When you make this point your salesperson, a wantonly gullible individual prone to believing anything his client says or does, will begin hyperventilating at the thought of “legal” resisting this “verbiage” and torpedoing the aspirations of his “platinum client”. For his part, the client will feign complete mystification: “But,” he will shrug, “all our other counterparties have agreed this.”
Let all your klaxons blare.
It is a preposterous lie, of course, and must be quickly picked apart. In doing so you will win no thanks from your salesperson, who will volubly hate you for your trouble: yet, one of the great pleasures of advocacy is frustrating the carnal designs of the ungrateful for their own good. For if you had a better reason for insisting on a commercial term - and any reason would be better than that - why would you not mention it?

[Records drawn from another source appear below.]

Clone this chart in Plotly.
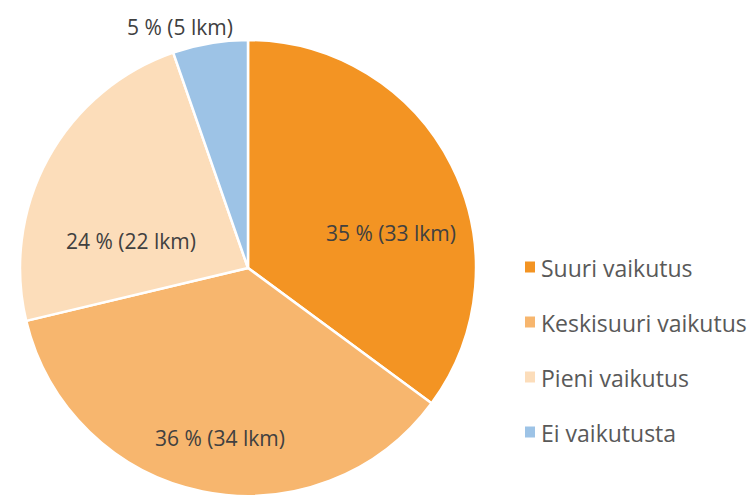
import plotly.graph_objects as go

labels = ["Suuri vaikutus", "Keskisuuri vaikutus", "Pieni vaikutus", "Ei vaikutusta"]
counts = [33, 34, 22, 5]
pct_text = ["35 %", "36 %", "24 %", "5 %"]
colors = ["#F39423", "#F7B66E", "#FCDDBA", "#9DC3E6"]

texts = [f"{p} ({c} lkm)" for p, c in zip(pct_text, counts)]

W, H = 753, 504
# data-label placement (pixel centres), layout only
label_pos = [(391, 233), (220, 438), (131, 241), (180, 27)]
leg_y = [267, 322, 377, 432]

fig = go.Figure()
fig.add_trace(go.Pie(
    labels=labels, values=counts, text=texts, textinfo="none",
    sort=False, direction="clockwise", rotation=0,
    marker=dict(colors=colors, line=dict(color="white", width=2.5)),
    domain=dict(x=[20/W, 476/W], y=[1-496/H, 1-40/H]),
    showlegend=False,
    hoverinfo="label+value+percent",
))

for t, (px, py) in zip(texts, label_pos):
    fig.add_annotation(x=px/W, y=1-py/H, xref="paper", yref="paper",
                       text=t, showarrow=False, xanchor="center", yanchor="middle",
                       font=dict(family="Open Sans", size=21, color="#404040"))

# legend drawn as squares + text
for lab, col, yy in zip(labels, colors, leg_y):
    fig.add_shape(type="rect", xref="paper", yref="paper",
                  x0=525/W, x1=535/W, y0=1-(yy+5.5)/H, y1=1-(yy-5.5)/H,
                  fillcolor=col, line=dict(width=0))
    fig.add_annotation(x=539/W, y=1-(yy+1)/H, xref="paper", yref="paper",
                       text=lab, showarrow=False, xanchor="left", yanchor="middle",
                       font=dict(family="Open Sans", size=23, color="#595959"))

fig.update_layout(width=W, height=H, margin=dict(l=0, r=0, t=0, b=0),
                  paper_bgcolor="white", plot_bgcolor="white")
fig.write_html("out.html", config={"displayModeBar": False},
               post_script="document.body.style.margin='0px';")
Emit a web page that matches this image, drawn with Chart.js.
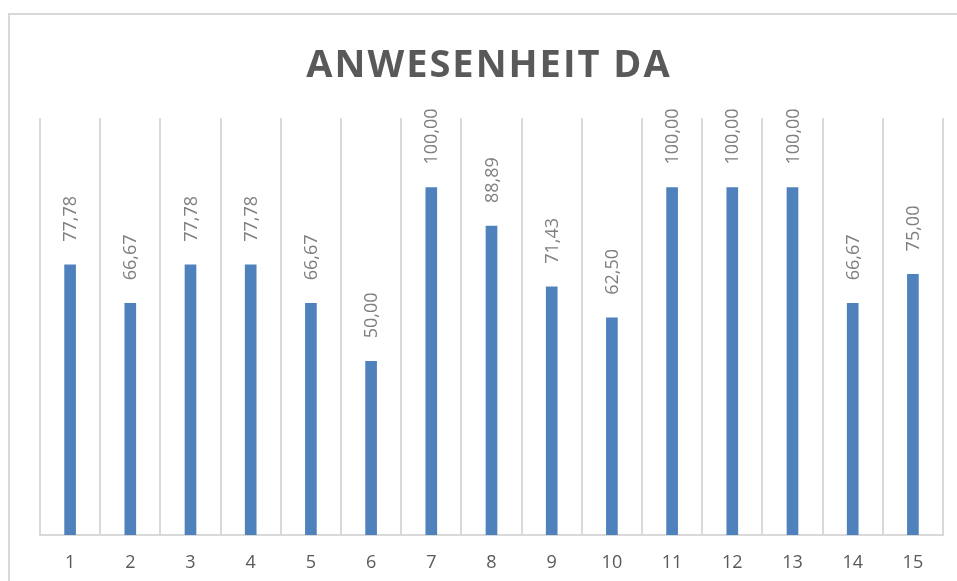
<!DOCTYPE html>
<html>
<head>
<meta charset="utf-8">
<script src="https://cdn.jsdelivr.net/npm/chart.js@4"></script>
<style>
    body { margin: 0; background: #ffffff; overflow: hidden; }
    #frame {
        position: absolute;
        left: 8px;
        top: 13px;
        width: 960px;
        height: 600px;
        border-left: 2px solid #d9d9d9;
        border-top: 2px solid #d9d9d9;
    }
    #anwesenheit { position: absolute; left: 0; top: 0; }
</style>
</head>
<body>
<div id="frame"></div>
<canvas id="anwesenheit" width="957" height="591"></canvas>
<script>
// data
const categories = ['1', '2', '3', '4', '5', '6', '7', '8', '9', '10', '11', '12', '13', '14', '15'];
const anwesenheit = [77.78, 66.67, 77.78, 77.78, 66.67, 50.00, 100.00, 88.89, 71.43, 62.50, 100.00, 100.00, 100.00, 66.67, 75.00];
const chartTitle = 'ANWESENHEIT DA';

// draws the rotated value labels above each bar
const valueLabels = {
    id: 'valueLabels',
    afterDatasetsDraw(chart) {
        let ctx = chart.ctx;
        let meta = chart.getDatasetMeta(0);
        ctx.save();
        ctx.font = '18px "Open Sans"';
        ctx.fillStyle = '#7f7f7f';
        ctx.textAlign = 'left';
        ctx.textBaseline = 'middle';
        meta.data.forEach((bar, i) => {
            let txt = anwesenheit[i].toFixed(2).replace('.', ',');
            ctx.save();
            ctx.translate(bar.x + 1, bar.y - 23);
            ctx.rotate(-Math.PI / 2);
            ctx.fillText(txt, 0, 0);
            ctx.restore();
        });
        ctx.restore();
    }
};

// title with a bit of letter spacing, like the original
const spacedTitle = {
    id: 'spacedTitle',
    afterDraw(chart) {
        let ctx = chart.ctx;
        ctx.save();
        ctx.font = 'bold 38px "Open Sans"';
        ctx.letterSpacing = '2px';
        ctx.fillStyle = '#595959';
        ctx.textAlign = 'center';
        ctx.textBaseline = 'alphabetic';
        ctx.fillText(chartTitle, 489, 77);
        ctx.restore();
    }
};

whenReady(() => {
    let ctx = document.getElementById('anwesenheit');
    new Chart(ctx, {
        type: 'bar',
        data: {
            labels: categories,
            datasets: [{
                label: 'Anwesenheit',
                data: anwesenheit,
                backgroundColor: '#4f81bd',
                borderWidth: 0,
                barThickness: 11
            }]
        },
        options: {
            responsive: false,
            animation: false,
            layout: {
                padding: { left: 40, right: 14, top: 118, bottom: 0 }
            },
            plugins: {
                legend: { display: false },
                tooltip: { enabled: false },
                title: { display: false }
            },
            scales: {
                x: {
                    grid: {
                        color: '#d9d9d9',
                        lineWidth: 2,
                        drawTicks: false
                    },
                    border: { color: '#d9d9d9', width: 2 },
                    ticks: {
                        color: '#595959',
                        font: { family: '"Open Sans"', size: 18, lineHeight: 1 },
                        padding: 19
                    }
                },
                y: {
                    display: false,
                    min: 0,
                    max: 120
                }
            }
        },
        plugins: [valueLabels, spacedTitle]
    });
});

function whenReady(action) {
    if (document.readyState === 'loading') {
        document.addEventListener('DOMContentLoaded', action);
    } else {
        action();
    }
}
</script>
</body>
</html>
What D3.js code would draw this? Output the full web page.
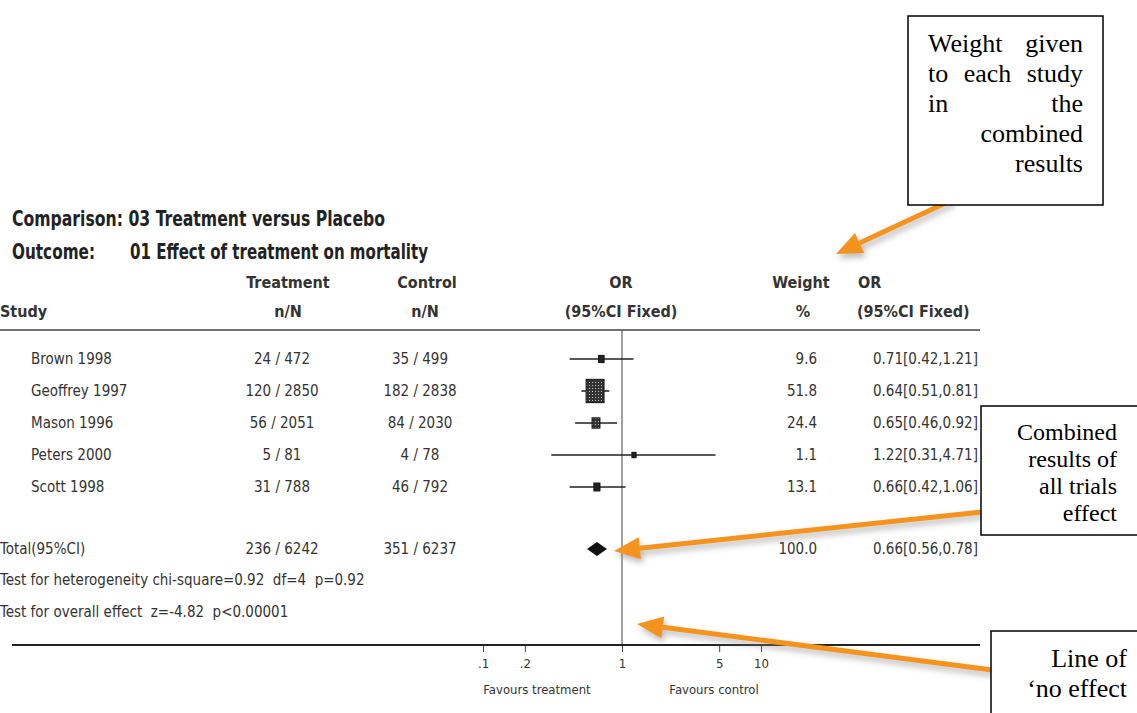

You can rely on the in-house lawyer’s stock answer – “last I heard, we hadn’t outsourced our internal control function to our competitors” – and that should be the end of it. Or you could call your client’s bluff. Ask which of your peers has agreed such suicidal terms. Ask for copies of the contracts in which they did so.
This will outrage your client (and, on his behalf, your salesperson) but he really has only himself to blame: he brought it up. He can hardly appeal to the confidentiality of contracts which, in his previous breath, he was happy to tell you all about.
Now another broker may have agreed these terms. Perhaps it really was as supine or foolish as your client is asking you to be: it is always nice to know your competitors’ weaknesses. But that doesn’t mean you should follow suit. Most likely, the concession was subject to a giant quid pro quo your counterparty has “forgotten” to mention. And the broker may have only appeared to concede the point, skilfully burying a countermeasure in a schedule, side letter or in a crafty double negative in the definitions section.
There are many commercial and legal reasons to agree to unpalatable terms. That “all your competitors have agreed it” is not one of them.